Cross, Inishcaltra, Co. Clare
Co. Clare |
Crosses & Monuments
On the island of Inis Cealtra, in Lough Derg on the Shannon, a small stone sits inside an OPW chalet rather than outdoors among the ecclesiastical remains for which the island is known.
It is easy to overlook, but the object repays attention. Trapezoidal in shape and modest in size, measuring a maximum of 25 centimetres long and 19 centimetres wide, it bears a shallow rectangular slot cut into its centre, with the sides of the socket angled inward. That socket, only a centimetre deep, would once have held the base of a cross, most likely a small free-standing one of the kind associated with early Irish monastic sites.

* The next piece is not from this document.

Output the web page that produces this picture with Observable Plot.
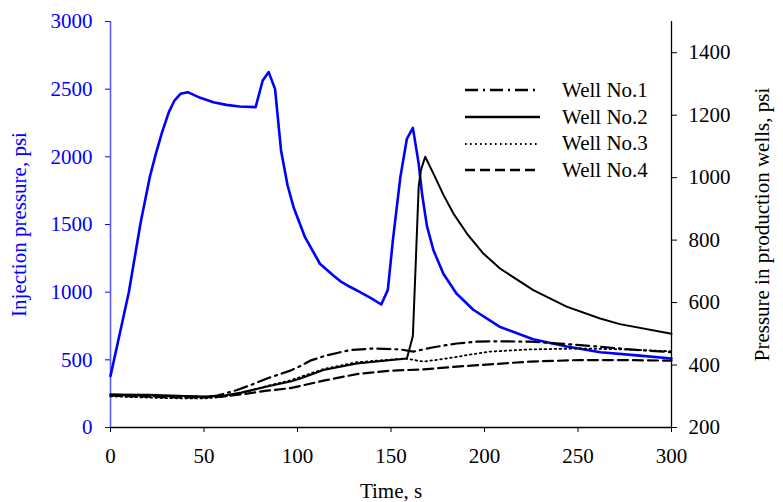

Inis Cealtra, sometimes called Holy Island, carries a long history of religious activity. A monastery was founded there, according to tradition, in the sixth century, and the island retains the remains of several early medieval churches, a round tower, and various grave slabs and cross-inscribed stones. The little socketed stone fits into that broader context of early Christian material culture, where portable or semi-portable stone bases were used to anchor processional or devotional crosses. Its current home inside the chalet, maintained by the Office of Public Works, keeps it sheltered from the weathering that has worn down so many comparable fragments elsewhere.